Entries with chart source code:
++++++
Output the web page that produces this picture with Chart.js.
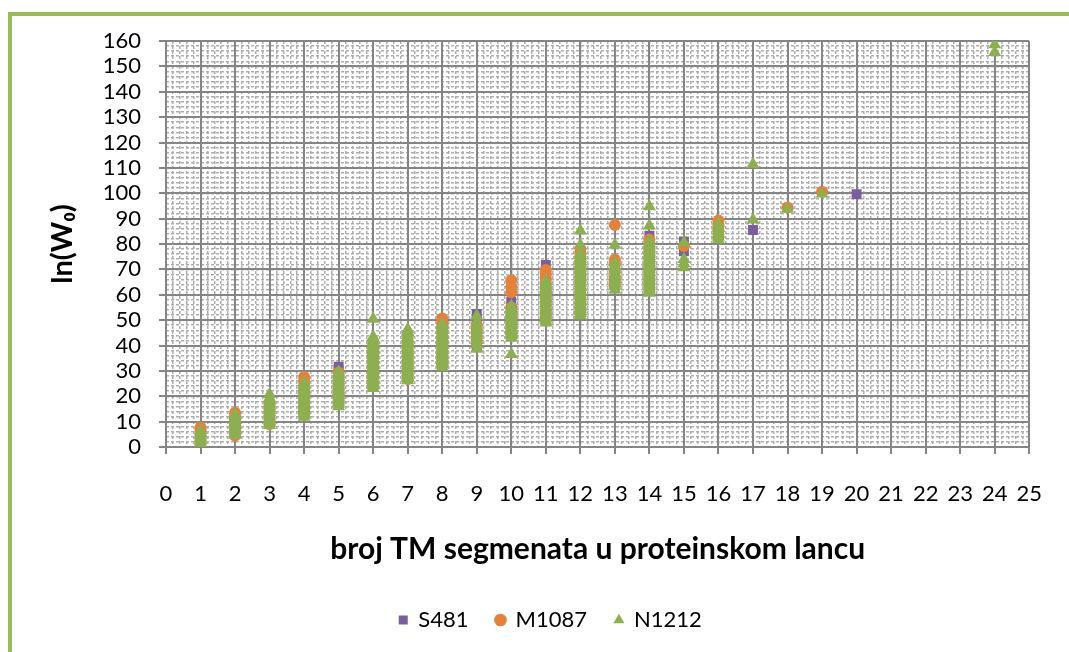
<!DOCTYPE html>
<html>
<head>
<meta charset="utf-8">
<script src="https://cdn.jsdelivr.net/npm/chart.js@4.4.1/dist/chart.umd.min.js"></script>
<style>
  html, body { margin: 0; padding: 0; background: #fff; }
  #wrap { position: relative; width: 1069px; height: 652px; overflow: hidden; }
  #frame { position: absolute; left: 8px; top: 12px; width: 1100px; height: 700px; border: 4px solid #9BBB59; box-sizing: border-box; }
  #wrap canvas { position: absolute; left: 0; top: 0; }
</style>
</head>
<body>
<div id="wrap">
  <div id="frame"></div>
  <canvas id="chart" width="1069" height="652"></canvas>
</div>
<script>
// broj TM segmenata (x) - one column of values per count
const tmCounts = [1, 2, 3, 4, 5, 6, 7, 8, 9, 10, 11, 12, 13, 14, 15, 16, 17, 18, 19, 20, 21, 22, 23, 24];

const s481 = [
    [2.0, 3.6, 5.2],
    [5.6, 7.6, 9.6, 11.5],
    [10.2, 12.4, 14.6, 16.8],
    [13.8, 16.2, 18.6, 21.0, 23.4, 25.6],
    [18.2, 20.6, 23.0, 25.4, 27.8, 29.8, 31.6],
    [25.0, 27.6, 30.2, 32.8, 35.4, 38.0, 40.4],
    [28.4, 31.0, 33.6, 36.2, 38.8, 41.4],
    [33.6, 36.2, 38.8, 41.4, 44.0, 46.6, 48.6],
    [40.0, 42.6, 45.2, 47.8, 50.2, 52.4],
    [45.0, 47.6, 50.2, 52.8, 55.0, 57.3],
    [50.6, 53.2, 55.8, 58.4, 61.0, 63.6, 66.2, 68.8, 71.7],
    [55.4, 58.0, 60.6, 63.2, 65.8, 68.4, 71.0, 73.6],
    [62.5, 65.0, 67.6, 70.2],
    [63.4, 66.0, 68.6, 71.2, 73.8, 76.4, 79.0, 81.4, 83.3],
    [77.1, 81.0],
    [84.6],
    [85.5],
    [],
    [],
    [99.6],
    [], [], [], []
];

const m1087 = [
    [1.2, 2.6, 4.0, 5.4, 6.6, 7.7],
    [4.5, 6.0, 7.6, 9.1, 10.7, 12.2, 13.5],
    [9.0, 10.6, 12.3, 13.9, 15.5, 17.2],
    [12.8, 14.4, 16.0, 17.6, 19.2, 20.8, 22.4, 24.0, 25.8, 27.6],
    [17.5, 19.2, 20.9, 22.6, 24.3, 26.0, 27.7, 29.4],
    [24.3, 26.0, 27.8, 29.5, 31.2, 33.0, 34.7, 36.4, 38.2, 39.8],
    [26.8, 28.6, 30.4, 32.2, 34.0, 35.8, 37.6, 39.4, 41.2],
    [32.5, 34.3, 36.1, 37.9, 39.8, 41.6, 43.4, 45.2, 47.0, 48.8, 50.6],
    [41.2, 43.0, 44.8, 46.6, 48.2],
    [44.2, 46.0, 47.8, 49.6, 51.4, 53.2, 55.0, 61.0, 63.2, 65.7],
    [50.2, 52.0, 53.8, 55.6, 57.4, 59.2, 61.0, 62.8, 64.6, 66.4, 68.2, 69.8],
    [53.0, 54.8, 56.6, 58.4, 60.2, 62.0, 63.8, 65.6, 67.4, 69.2, 71.0, 72.8, 74.6, 76.4, 78.0],
    [63.6, 65.4, 67.0, 69.6, 72.2, 73.8, 87.5],
    [62.4, 64.2, 66.0, 67.8, 69.6, 71.4, 73.2, 75.0, 76.8, 78.6, 80.4, 81.8],
    [79.2],
    [83.0, 85.4, 87.4, 89.3],
    [],
    [94.4],
    [100.6],
    [], [], [], [], []
];

const n1212 = [
    [0.8, 1.6, 2.5, 3.3, 4.1, 4.9, 5.7, 6.5],
    [4.7, 5.5, 6.4, 7.2, 8.1, 8.9, 9.8, 10.6, 11.5, 12.1, 12.8],
    [8.6, 9.4, 10.3, 11.1, 12.0, 12.8, 13.7, 14.5, 15.4, 16.2, 17.1, 17.9, 18.8, 19.4, 20.8],
    [11.8, 12.7, 13.5, 14.4, 15.2, 16.1, 16.9, 17.8, 18.6, 19.5, 20.3, 21.2, 22.0, 22.9, 23.7, 24.6, 25.5],
    [16.0, 16.9, 17.7, 18.6, 19.4, 20.3, 21.1, 22.0, 22.8, 23.7, 24.5, 25.4, 26.2, 27.1, 27.9, 28.8, 29.7],
    [23.2, 24.1, 24.9, 25.8, 26.6, 27.5, 28.3, 29.2, 30.0, 30.9, 31.7, 32.6, 33.4, 34.3, 35.1, 36.0, 36.8, 37.7, 38.5, 39.4, 40.2, 41.1, 41.9, 42.6, 43.4, 50.4],
    [26.2, 27.1, 27.9, 28.8, 29.6, 30.5, 31.3, 32.2, 33.0, 33.9, 34.7, 35.6, 36.4, 37.3, 38.1, 39.0, 39.8, 40.7, 41.5, 42.4, 43.2, 44.1, 44.9, 45.6, 46.4],
    [31.5, 32.4, 33.2, 34.1, 34.9, 35.8, 36.6, 37.5, 38.3, 39.2, 40.0, 40.9, 41.7, 42.6, 43.4, 44.3, 45.1, 46.0, 46.8, 47.6, 48.4],
    [38.6, 40.4, 42.1, 43.3, 44.7, 46.2, 47.5, 49.3, 51.6],
    [36.6, 43.0, 43.9, 44.7, 45.6, 46.4, 47.3, 48.1, 49.0, 49.8, 50.7, 51.5, 52.4, 53.2, 54.1, 54.9, 55.6],
    [49.0, 49.9, 50.7, 51.6, 52.4, 53.3, 54.1, 55.0, 55.8, 56.7, 57.5, 58.4, 59.2, 60.1, 60.9, 61.8, 62.6, 63.5, 64.3, 65.5],
    [51.8, 52.7, 53.5, 54.4, 55.2, 56.1, 56.9, 57.8, 58.6, 59.5, 60.3, 61.2, 62.0, 62.9, 63.7, 64.6, 65.4, 66.3, 67.1, 68.0, 68.8, 69.7, 70.5, 71.4, 72.2, 73.1, 73.9, 74.8, 75.6, 76.4, 79.6, 85.2],
    [62.0, 63.4, 64.6, 65.8, 67.2, 68.5, 69.9, 71.3, 72.7, 79.6],
    [60.7, 61.6, 62.4, 63.3, 64.1, 65.0, 65.8, 66.7, 67.5, 68.4, 69.2, 70.1, 70.9, 71.8, 72.6, 73.5, 74.3, 75.2, 76.0, 76.9, 77.7, 78.6, 79.4, 80.3, 81.2, 87.2, 94.8],
    [70.7, 72.3, 74.0, 80.6],
    [81.7, 82.8, 83.9, 85.1, 86.3, 88.0],
    [89.6, 111.4],
    [93.8],
    [99.8],
    [],
    [], [], [],
    [155.6, 158.6]
];

const xTicks = { min: 0, max: 25, step: 1, minorStep: 0.2 };
const yTicks = { min: 0, max: 160, step: 10, minorStep: 2 };

const FONT = 'Lato';
const gridMajor = '#858585';
const gridMinor = '#ADADAD';

function toPoints(columns) {
    return tmCounts.flatMap((tm, i) => columns[i].map(v => ({ x: tm, y: v })));
}

// legenda je u Excelu malo desno od sredine
const legendShift = {
    id: 'legendShift',
    afterLayout(chart) {
        chart.legend.left += 32;
        chart.legend.right += 32;
    }
};

new Chart(document.getElementById('chart'), {
    type: 'scatter',
    data: {
        datasets: [
            {
                label: 'S481', data: toPoints(s481), pointStyle: 'rect',
                pointRadius: 7, pointHoverRadius: 7,
                backgroundColor: '#7A5EA0', pointBackgroundColor: '#7A5EA0',
                borderWidth: 0, pointBorderWidth: 0, order: 2
            },
            {
                label: 'M1087', data: toPoints(m1087), pointStyle: 'circle',
                pointRadius: 6, pointHoverRadius: 6,
                backgroundColor: '#E5823A', pointBackgroundColor: '#E5823A',
                borderWidth: 0, pointBorderWidth: 0, order: 1
            },
            {
                label: 'N1212', data: toPoints(n1212), pointStyle: 'triangle',
                pointRadius: 7.5, pointHoverRadius: 7.5,
                backgroundColor: '#8CB050', pointBackgroundColor: '#8CB050',
                borderWidth: 0, pointBorderWidth: 0, order: 0
            }
        ]
    },
    options: {
        responsive: false,
        animation: false,
        events: [],
        layout: { padding: { left: 0, top: 41, right: 32, bottom: 11 } },
        plugins: {
            legend: {
                position: 'bottom',
                labels: {
                    usePointStyle: true,
                    boxWidth: 8,
                    boxHeight: 9,
                    padding: 28,
                    color: '#000',
                    font: { family: FONT, size: 22 },
                    sort: (a, b) => a.datasetIndex - b.datasetIndex
                }
            },
            tooltip: { enabled: false }
        },
        scales: {
            xMinor: {
                type: 'linear', position: 'bottom', min: xTicks.min, max: xTicks.max,
                ticks: { display: false, stepSize: xTicks.minorStep, autoSkip: false },
                grid: { color: gridMinor, lineWidth: 1.5, drawTicks: false, z: -2 },
                border: { display: false, dash: [3, 2] },
                afterFit: s => { s.height = 0; }
            },
            yMinor: {
                type: 'linear', position: 'left', min: yTicks.min, max: yTicks.max,
                ticks: { display: false, stepSize: yTicks.minorStep, autoSkip: false },
                grid: { color: gridMinor, lineWidth: 1.5, drawTicks: false, z: -2 },
                border: { display: false, dash: [3, 2] },
                afterFit: s => { s.width = 0; }
            },
            x: {
                type: 'linear', position: 'bottom', min: xTicks.min, max: xTicks.max,
                ticks: {
                    stepSize: xTicks.step, autoSkip: false, maxRotation: 0,
                    padding: 27, color: '#000', font: { family: FONT, size: 22 }
                },
                grid: { color: gridMajor, lineWidth: 2, tickLength: 7, z: -1 },
                border: { color: gridMajor, width: 2 },
                title: {
                    display: true, text: 'broj TM segmenata u proteinskom lancu', color: '#000',
                    font: { family: FONT, size: 30, weight: 'bold' }, padding: { top: 0, bottom: 14 }
                },
                afterFit: s => { s.height = 134; }
            },
            y: {
                type: 'linear', position: 'left', min: yTicks.min, max: yTicks.max,
                ticks: {
                    stepSize: yTicks.step, autoSkip: false,
                    padding: 18, color: '#000', font: { family: FONT, size: 22 }
                },
                grid: { color: gridMajor, lineWidth: 2, tickLength: 7, z: -1 },
                border: { color: gridMajor, width: 2 },
                title: {
                    display: true, text: 'ln(W₀)', color: '#000',
                    font: { family: FONT, size: 29, weight: 'bold' }, padding: { top: 45.6, bottom: 0 }
                },
                afterFit: s => { s.width = 166; }
            }
        }
    },
    plugins: [legendShift]
});
</script>
</body>
</html>
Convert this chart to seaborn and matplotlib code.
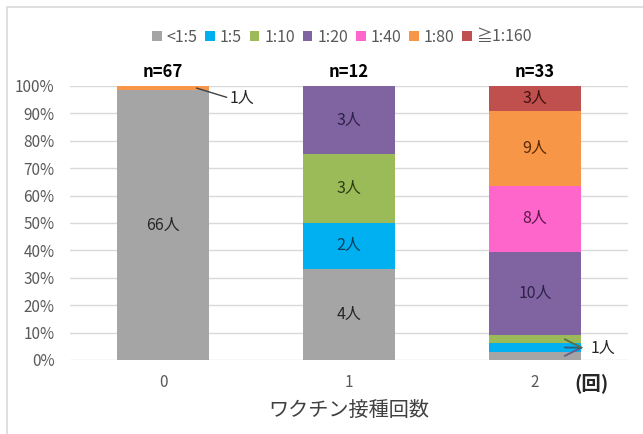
import numpy as np
import pandas as pd
import matplotlib
matplotlib.use("Agg")
import matplotlib.pyplot as plt
from matplotlib.patches import Patch, Rectangle
import seaborn as sns

# Antibody titer distribution by number of vaccine doses
doses = [0, 1, 2]
titers = ["<1:5", "1:5", "1:10", "1:20", "1:40", "1:80", "≧1:160"]
counts_0 = [66, 0, 0, 0, 0, 1, 0]
counts_1 = [4, 2, 3, 3, 0, 0, 0]
counts_2 = [1, 1, 1, 10, 8, 9, 3]
colors = ["#A5A5A5", "#00B0F0", "#9BBB59", "#8064A2", "#FF66CC", "#F79646", "#C0504D"]
text_colors = ["#262626", "#0B3F5C", "#2F3D14", "#2E2148", "#5A1A48", "#5A2A06", "#3D1211"]
y_ticks = [0, 10, 20, 30, 40, 50, 60, 70, 80, 90, 100]

sns.set_theme(style="white")
plt.rcParams["font.family"] = ["Noto Sans CJK JP", "DejaVu Sans"]

rows = []
for d, cnts in zip(doses, [counts_0, counts_1, counts_2]):
    for t, c in zip(titers, cnts):
        rows.append({"dose": d, "titer": t, "count": c})
df = pd.DataFrame(rows)

fig = plt.figure(figsize=(6.43, 4.34), dpi=100)
W, H = 643, 434
ax = fig.add_axes([70 / W, 1 - 360 / H, (628 - 70) / W, (360 - 86) / H])

# seaborn stacks the last hue level at the bottom, so pass the order reversed
sns.histplot(data=df, x="dose", weights="count", hue="titer",
             hue_order=titers[::-1], palette=dict(zip(titers, colors)),
             multiple="fill", discrete=True, shrink=0.49, alpha=1,
             linewidth=0, edgecolor="none", legend=False, ax=ax, zorder=3)

ax.set_xlim(-0.5, 2.5)
ax.set_ylim(0, 1)
ax.set_yticks([v / 100 for v in y_ticks])
ax.set_yticklabels([f"{v}%" for v in y_ticks])
ax.set_xticks(doses)
ax.set_xticklabels([str(d) for d in doses])
ax.tick_params(axis="both", colors="#595959", labelsize=11, length=0)
ax.tick_params(axis="y", pad=11)
ax.tick_params(axis="x", pad=10)
ax.grid(axis="y", color="#D9D9D9", linewidth=1, zorder=0)
ax.set_axisbelow(True)
for s in ax.spines.values():
    s.set_visible(False)
ax.set_xlabel("")
ax.set_ylabel("")

# segment labels
for d, cnts in zip(doses, [counts_0, counts_1, counts_2]):
    n = sum(cnts)
    base = 0
    for i, c in enumerate(cnts):
        frac = c / n
        if c >= 2:
            ax.text(d, base + frac / 2, f"{c}人", ha="center", va="center",
                    fontsize=11.5, color=text_colors[i], zorder=5)
        base += frac
    ax.text(d, 1.052, f"n={n}", ha="center", va="center", fontsize=12,
            fontweight="bold", color="#000000", clip_on=False)

# callout for the single case in dose 0
top0 = 1 - counts_0[5] / sum(counts_0) / 2
ax.annotate("1人", xy=(0.18, top0), xytext=(0.36, 0.955),
            fontsize=11.5, color="#262626", va="center", ha="left",
            arrowprops=dict(arrowstyle="-", color="#404040", lw=1,
                            shrinkA=0, shrinkB=0,
                            relpos=(0, 0.5)), annotation_clip=False)

# callouts for the three single cases in dose 2
n2 = sum(counts_2)
base = 0
mids = []
for c in counts_2[:3]:
    mids.append(base + c / n2 / 2)
    base += c / n2
line_cols = ["#6A5A8A", "#2E5F7A", "#5E6E40"]
for m, lc in zip(mids, line_cols):
    ax.annotate("", xy=(2.16, m), xytext=(2.25, 0.045),
                arrowprops=dict(arrowstyle="-", color=lc, lw=1.3,
                                shrinkA=0, shrinkB=0), annotation_clip=False)
ax.text(2.3, 0.043, "1人", fontsize=11.5, color="#262626", va="center",
        ha="left", clip_on=False)

# legend
handles = [Patch(facecolor=c, edgecolor="none") for c in colors]
fig.legend(handles, titers, loc="center", bbox_to_anchor=(342 / W, 1 - 37 / H),
           ncol=7, frameon=False, fontsize=11.5, handlelength=0.6,
           handleheight=0.6, handletextpad=0.3, columnspacing=0.5,
           labelcolor="#595959")

fig.text(349 / W, 1 - 410 / H, "ワクチン接種回数", ha="center", va="center",
         fontsize=14.5, color="#404040")
fig.text(591 / W, 1 - 383 / H, "(回)", ha="center", va="center",
         fontsize=14, fontweight="bold", color="#262626")

# chart frame
fig.patches.append(Rectangle((7 / W, -0.1), 1.2, 1 - 7 / H + 0.1,
                             transform=fig.transFigure, fill=False,
                             edgecolor="#D9D9D9", linewidth=1.2))

fig.savefig("out.png", dpi=100)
++++++
Find the word "this" in the entries, and copy every line it shows up in.

Solved exercise –
Output the web page that produces this picture with Chart.js.
Convert this chart to seaborn and matplotlib code.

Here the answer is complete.